The Russians also had to respond to near-unanimously passed congressional sanctions, which Russian media portrayed as a shocking limitation of Trump’s power. Trump had been seen in Russia as a maverick trying, finally, to find common ground with the other great world power, Russia, but held back at every turn by the rabidly anti-Russian Washington establishment—tied down, one Russian close to the foreign ministry told me, “like Gulliver by the Lilliputians.” The sanctions made clear to Moscow that Gulliver wouldn’t be untied and free to embrace them anytime soon, and in the meantime, Russia had to act. (Confusingly, reports in Russian state media also said that the new sanctions were Trump’s way of fulfilling his promise to Americans to reopen coal mines: The sanctions hit Russian energy providers, and would therefore, according to these reports, make Ukraine dependent on overpriced American coal, which would give jobs back to Trump voters.)

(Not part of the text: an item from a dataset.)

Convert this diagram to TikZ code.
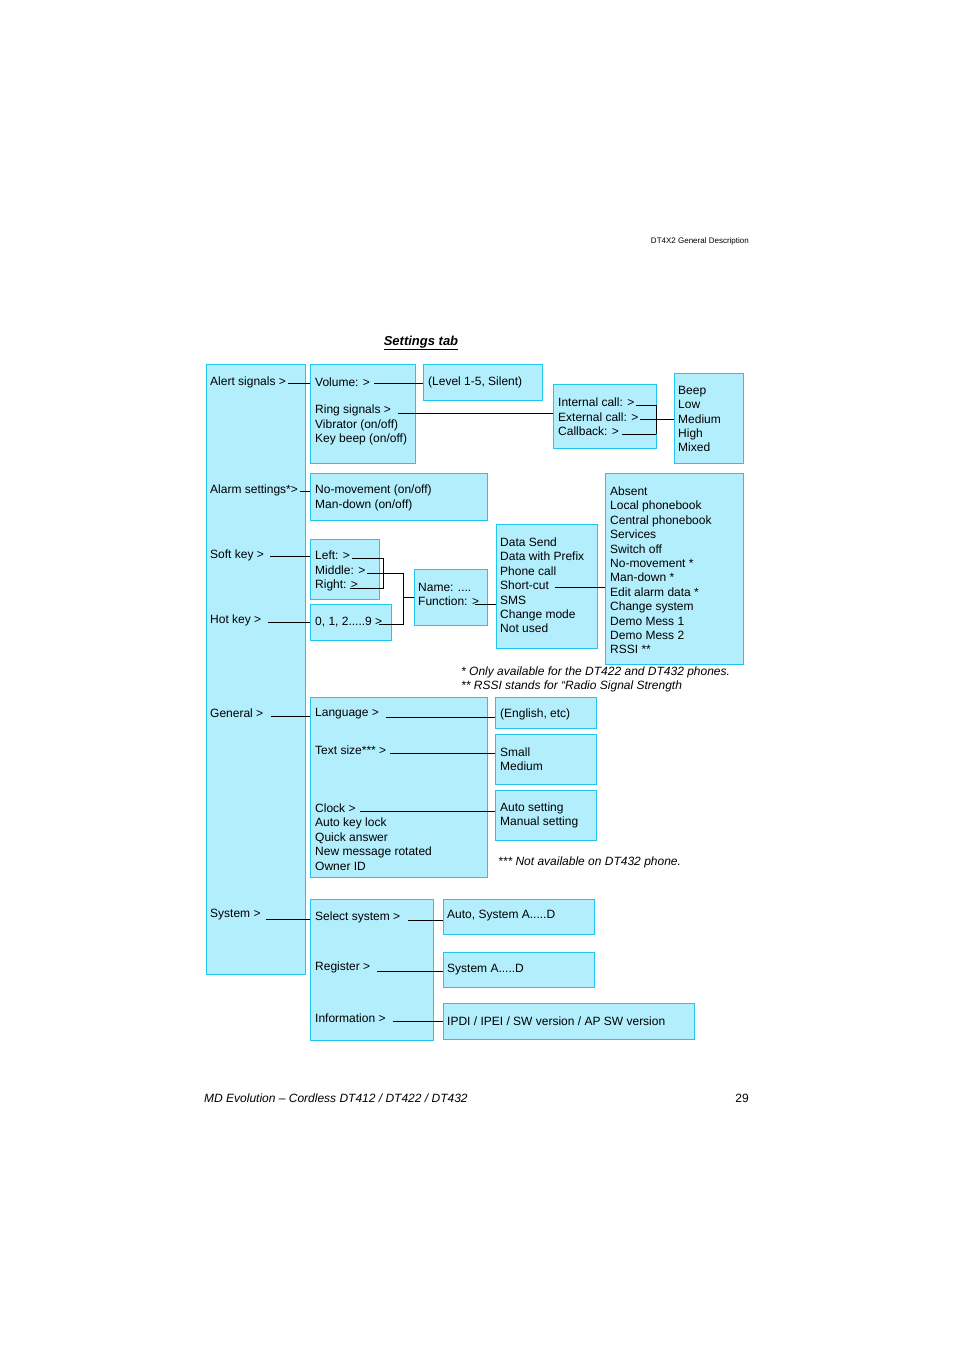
\documentclass[tikz,border=0pt]{standalone}
\usepackage{fontspec}
\setmainfont{Liberation Sans}
\definecolor{bfill}{HTML}{B3EEFD}
\definecolor{bdraw}{HTML}{22C4F0}
\begin{document}
\begin{tikzpicture}[x=1pt,y=-1pt,
  box/.style={fill=bfill,draw=bdraw,line width=1pt},
  lbl/.style={anchor=west,inner sep=0pt,align=left,font=\fontsize{12}{14.4}\selectfont},
  con/.style={line width=0.8pt,black}]
\useasboundingbox (0,0) rectangle (954,1350);
% boxes
\draw[box] (206,364) rectangle (305,974);
\draw[box] (310,364) rectangle (415,463);
\draw[box] (423,364) rectangle (542,400);
\draw[box] (553,384) rectangle (656,448);
\draw[box] (674,373) rectangle (743,463);
\draw[box] (310,473) rectangle (487,520);
\draw[box] (605,473) rectangle (743,664);
\draw[box] (310,539) rectangle (379,599);
\draw[box] (310,604) rectangle (391,640);
\draw[box] (414,569) rectangle (487,625);
\draw[box] (496,524) rectangle (597,648);
\draw[box] (310,697) rectangle (487,877);
\draw[box] (495,697) rectangle (596,728);
\draw[box] (495,734) rectangle (596,784);
\draw[box] (495,790) rectangle (596,840);
\draw[box] (310,899) rectangle (433,1040);
\draw[box] (443,899) rectangle (594,934);
\draw[box] (443,952) rectangle (594,987);
\draw[box] (443,1003) rectangle (694,1039);
% connectors
\draw[con] (288,383) -- (310,383);
\draw[con] (374,383) -- (423,383);
\draw[con] (398,413) -- (553,413);
\draw[con] (636,405) -- (656,405) (640,419) -- (656,419) (622,434) -- (656,434);
\draw[con] (656,405) -- (656,434);
\draw[con] (656,419) -- (674,419);
\draw[con] (300,491) -- (310,491);
\draw[con] (270,556) -- (310,556);
\draw[con] (352,558) -- (383,558) -- (383,588) -- (350,588);
\draw[con] (367,573) -- (403,573) -- (403,624) -- (379,624);
\draw[con] (403,597) -- (414,597);
\draw[con] (268,622) -- (310,622);
\draw[con] (475,604) -- (496,604);
\draw[con] (555,587) -- (605,587);
\draw[con] (271,716) -- (310,716);
\draw[con] (386,717) -- (495,717);
\draw[con] (390,753) -- (495,753);
\draw[con] (360,811) -- (495,811);
\draw[con] (266,919) -- (310,919);
\draw[con] (408,920) -- (443,920);
\draw[con] (377,971) -- (443,971);
\draw[con] (393,1021) -- (443,1021);
% texts
\node[lbl] (t1) at (210,382) {Alert signals >};
\node[lbl] (t2) at (210,490) {Alarm settings*>};
\node[lbl] (t3) at (210,555) {Soft key >};
\node[lbl] (t4) at (210,620) {Hot key >};
\node[lbl] (t5) at (210,713) {General >};
\node[lbl] (t6) at (210,915) {System >};
\node[lbl] (t7) at (315,382) {Volume: >};
\node[lbl] (t8) at (315,425) {Ring signals >\\Vibrator (on/off)\\Key beep (on/off)};
\node[lbl] (t9) at (428,382) {(Level 1-5, Silent)};
\node[lbl] (t10) at (558,417) {Internal call: >\\External call: >\\Callback: >};
\node[lbl] (t11) at (678,419) {Beep\\Low\\Medium\\High\\Mixed};
\node[lbl] (t12) at (315,498) {No-movement (on/off)\\Man-down (on/off)};
\node[lbl] (t13) at (610,570.5) {Absent\\Local phonebook\\Central phonebook\\Services\\Switch off\\No-movement *\\Man-down *\\Edit alarm data *\\Change system\\Demo Mess 1\\Demo Mess 2\\RSSI **};
\node[lbl] (t14) at (315,571) {Left: >\\Middle: >\\Right: >};
\node[lbl] (t15) at (315,622) {0, 1, 2.....9 >};
\node[lbl] (t16) at (418,594.5) {Name: ....\\Function: >};
\node[lbl] (t17) at (500,585.5) {Data Send\\Data with Prefix\\Phone call\\Short-cut\\SMS\\Change mode\\Not used};
\node[lbl] (t18) at (315,714) {Language >};
\node[lbl] (t19) at (315,750) {Text size*** >};
\node[lbl] (t20) at (315,837) {Clock >\\Auto key lock\\Quick answer\\New message rotated\\Owner ID};
\node[lbl] (t21) at (500,714) {(English, etc)};
\node[lbl] (t22) at (500,759) {Small\\Medium};
\node[lbl] (t23) at (500,815.5) {Auto setting\\Manual setting};
\node[lbl] (t24) at (315,917) {Select system >};
\node[lbl] (t25) at (315,967) {Register >};
\node[lbl] (t26) at (315,1018) {Information >};
\node[lbl] (t27) at (447,916) {Auto, System A.....D};
\node[lbl] (t28) at (447,970) {System A.....D};
\node[lbl] (t29) at (447,1021) {IPDI / IPEI / SW version / AP SW version};
\node[lbl,font=\itshape\fontsize{12}{14}\selectfont] (f1) at (461,679) {* Only available for the DT422 and DT432 phones.\\** RSSI stands for “Radio Signal Strength};
\node[lbl,font=\itshape\fontsize{12}{14}\selectfont] (f2) at (498,862) {*** Not available on DT432 phone.};
\node[inner sep=0pt,anchor=east,font=\fontsize{8}{9}\selectfont] (h) at (749,241) {DT4X2 General Description};
\node[inner sep=0pt,font=\bfseries\itshape\fontsize{13}{15}\selectfont] (st) at (421,343) {\underline{Settings tab}};
\node[lbl,font=\itshape\fontsize{12}{14}\selectfont] (ft) at (204,1098) {MD Evolution – Cordless DT412 / DT422 / DT432};
\node[inner sep=0pt,anchor=east,font=\fontsize{12}{14}\selectfont] (pg) at (749,1098) {29};
\end{tikzpicture}
\end{document}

It is also worth noting that both the American sanctions and Russian counter-sanctions are problematic. The Russian expulsion of 755 American embassy and consular staff seems likely result in the slashing of support staff jobs: drivers, security guards, administrative personnel—jobs that are mostly held by Russians. That is, many of the staff reductions won’t result in expulsions for Americans, but the loss of a paycheck for hundreds of Russian citizens. Much like its retaliation for the 2012 Magnitsky Act, when Moscow banned American adoptions of Russian children, this round again punishes Russians.
And it doesn’t do too many favors for the Russian state, given that some of those Russians who will be let go from their American embassy jobs were eyes for Russian intelligence. Also, given Russian complaints that it is hard to talk to the Americans because the Trump State Department hasn’t filled key Russia policy roles, this move leaves even fewer avenues for discussion.
But the congressional sanctions are also problematic for the United States. In considering how to punish Russia for its interference in the 2016 election, the Obama administration settled on the expulsions and seizures of two compounds because they were the only remaining “good” options. “We had exhausted all the low-hanging fruit for [imposing sanctions for the invasion of] Ukraine, which were measures that would hurt the Russians more than they hurt the United States,” a senior Obama administration official told me. “The next level of sectoral sanctions were deemed by Treasury to be very powerful and deemed very likely that there would be blowback for us and our allies.”
Moreover, if the Obama administration had worked to get the European Union to impose sanctions against Russia in 2014, this round would be a strictly American—that is, unilateral—action, punishment for meddling in American elections. “The Europeans were not available to us on this,” the Obama official said. Now the Europeans are considering punishing the U.S. for punishing Russia and causing collateral damage to European economic interests, especially in the transport and energy sectors. And that is a win for Putin, who has long sought to peel off the EU, or at least some of its member countries, and thus undermine the effect of the 2014 sanctions. (In the wake of Brexit, for example, Moscow was immediately trying to get the British to back out of anti-Russia sanctions.)
There is another problem for the United States: Putin insists, and most Russians believe, that Russia played no role in the American presidential election, despite the unanimous conclusion of the American intelligence community. The fact that the American president and the right-wing media continue to insist the same means the legitimacy of the sanctions will be easy for the Russians to undermine. It also allows Russia to continue being a wedge issue, ripping apart the American political landscape. That might be slight solace for a man whose hopes that a President Trump would bring a friendlier phase of Russian-American relations backfired spectacularly, but doubtless Putin will take it.